Madelyn Alvarez (left), senior writing and rhetoric major, and Nicole Julie (right), junior writing and rhetoric major, discuss Alvarez’s multimodal poster on Lady Gaga’s “Abrcadarbra” music video in relation to disability rhetoric at the Knights Write Showcase on Wednesday. The annual event highlights selected students’ presentations of class projects in the Writing and Rhetoric Department.
Emmy Bailey
More than a display of assignments, the Knights Write Showcase event revealed how writing at UCF moves off the page and into public conversation on Wednesday in the Pegasus Ballroom.
Held each year since 2010, the event, hosted by the Department of Writing and Rhetoric, highlights undergraduate and graduate research and creative work across disciplines. What began as a platform to display student projects has grown into a university-wide staple showcasing writing in a range of contexts, formats and fields.
“Our university values writing and the arts,” Stuart Dees, a first-year composition class associate instructor who has helped run the showcase since joining the department, said. “So it’s a really nice celebration for showcasing the work that students produce, both undergraduate and graduate.”
For many students, the event marked their first opportunity to share their research publicly.
“I had a student one year who was really hesitant to speak in front of a crowd and share their work,” Dees said. “But they presented their work, and they told me how much better they felt not only themselves but their public presence.”
One featured panel, “Communicating Scientific Information in Visual and Narrative Forms,” explored how storytelling and design intersect with health and medicine. Students from the courses graphic medicine and writing about health and medicine examined how narratives and comics can convey complex medical information.
Silviana Buzatu (second from right), senior clinical psychology major, speaks during a panel discussion about how tone and facial expressions influence what people believe at the Knights Write Showcase on Wednesday. The panel examined how narratives can interact with health and medicine to convey information to audiences.
Emmy Bailey
Aden Abramovitz, junior biomedical sciences major, presented a project transforming medical information into a comic strip format.
“I learned that communication is not just through words, but through symbols as well,” Ambramovitz said. “I didn’t realize that it could transcend more languages than I thought.”
Though initially nervous, Abramovitz said he grew more confident as he shared his work.
“I feel like it’s important to let people know about the use of comics in medicine,” Abramovitz said.
Beyond panels, students presented multimodal posters covering topics such as literacy and language, rhetoric within diverse communities and pop culture analysis. Attendees circulated through the ballroom, asking questions and engaging directly with presenters.
Madelyn Alvarez, a senior writing and rhetoric major in the “Rhetoric in Pop Culture” class, presented a multimodal poster showcasing how Lady Gaga contributes to disability theory and rhetorical criticism.

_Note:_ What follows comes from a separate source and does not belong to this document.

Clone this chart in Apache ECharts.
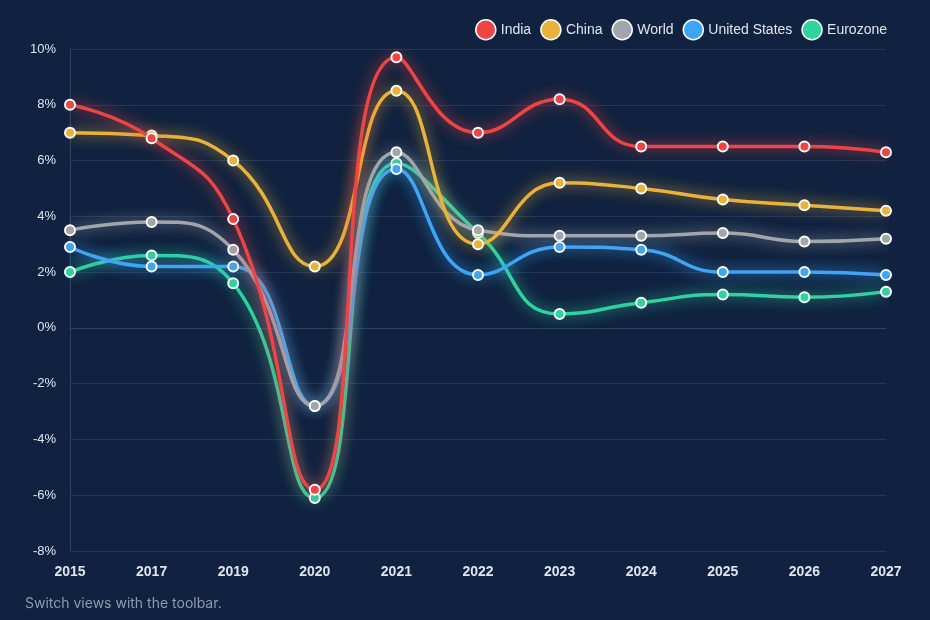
<!DOCTYPE html>
<html>
<head>
<meta charset="utf-8">
<script src="https://cdn.jsdelivr.net/npm/echarts@6/dist/echarts.min.js"></script>
<style>
  html, body { margin: 0; padding: 0; background: #10223f; }
  #chart { width: 930px; height: 620px; }
</style>
</head>
<body>
<div id="chart"></div>
<script>
// GDP growth, % per year
const years = ['2015', '2017', '2019', '2020', '2021', '2022', '2023', '2024', '2025', '2026', '2027']
const india = [8.0, 6.8, 3.9, -5.8, 9.7, 7.0, 8.2, 6.5, 6.5, 6.5, 6.3]
const china = [7.0, 6.9, 6.0, 2.2, 8.5, 3.0, 5.2, 5.0, 4.6, 4.4, 4.2]
const world = [3.5, 3.8, 2.8, -2.8, 6.3, 3.5, 3.3, 3.3, 3.4, 3.1, 3.2]
const unitedStates = [2.9, 2.2, 2.2, -2.8, 5.7, 1.9, 2.9, 2.8, 2.0, 2.0, 1.9]
const eurozone = [2.0, 2.6, 1.6, -6.1, 5.9, 3.4, 0.5, 0.9, 1.2, 1.1, 1.3]

const seriesDefs = [
    { name: 'India', data: india, color: '#ef4444' },
    { name: 'China', data: china, color: '#e9b23b' },
    { name: 'World', data: world, color: '#a1a5ad' },
    { name: 'United States', data: unitedStates, color: '#3ea5f6' },
    { name: 'Eurozone', data: eurozone, color: '#2ed3a0' }
]

const chart = echarts.init(document.getElementById('chart'), null, { renderer: 'canvas' })

const option = {
    backgroundColor: '#10223f',
    animation: false,
    title: {
        text: 'Switch views with the toolbar.',
        left: 20,
        bottom: 4,
        textStyle: { color: '#8d9bb0', fontSize: 14, fontWeight: 'normal', fontFamily: 'Inter' }
    },
    legend: {
        top: 14,
        right: 38,
        icon: 'circle',
        itemWidth: 20,
        itemHeight: 20,
        itemGap: 9,
        textStyle: { color: '#dfe5ee', fontSize: 14, fontFamily: 'Liberation Sans' },
        itemStyle: { borderColor: '#ffffff', borderWidth: 1.5 }
    },
    grid: { left: 70, right: 44, top: 49, bottom: 69 },
    xAxis: {
        type: 'category',
        data: years,
        boundaryGap: false,
        axisLine: { show: true, lineStyle: { color: '#2f4363' } },
        axisTick: { show: false },
        axisLabel: { color: '#dfe5ee', fontSize: 14, fontWeight: 'bold', margin: 14, fontFamily: 'Liberation Sans' },
        splitLine: { show: false }
    },
    yAxis: {
        type: 'value',
        min: -8,
        max: 10,
        interval: 2,
        axisLine: { show: true, lineStyle: { color: '#2f4363' } },
        axisTick: { show: false },
        axisLabel: { color: '#dfe5ee', fontSize: 13, formatter: '{value}%', margin: 14, fontFamily: 'Liberation Sans' },
        splitLine: { lineStyle: { color: '#22365a' } }
    },
    // later series sit underneath: India is drawn on top
    series: seriesDefs.map((s, i) => ({
        name: s.name,
        type: 'line',
        smooth: 0.5,
        data: s.data,
        z: 10 - i,
        symbol: 'circle',
        symbolSize: 10,
        color: s.color,
        lineStyle: { width: 3.5, color: s.color, shadowBlur: 14, shadowColor: s.color },
        itemStyle: { color: s.color, borderColor: '#ffffff', borderWidth: 2 }
    }))
}

chart.setOption(option)
</script>
</body>
</html>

“I wrote about Lady Gaga’s music video “Abracadabra” from a disability studies lens and how the two characters in the video represent two stereotypes of disability,” Alvarez said. “And she stares back at the audience and demands that you call into question your portrayal of disabled individuals and how you kind of limit them to their disability rather than seeing them as fully realized individuals.”
Dees emphasized that the showcase offers more than a chance to present coursework; it allows students to step into a professional space and see how their research makes an impact in the world around them.
“So it might be the students’ first chance to not only think of themselves as a student but to now feel like a scholar. This is all about students, and that’s why we are here,” Dees said.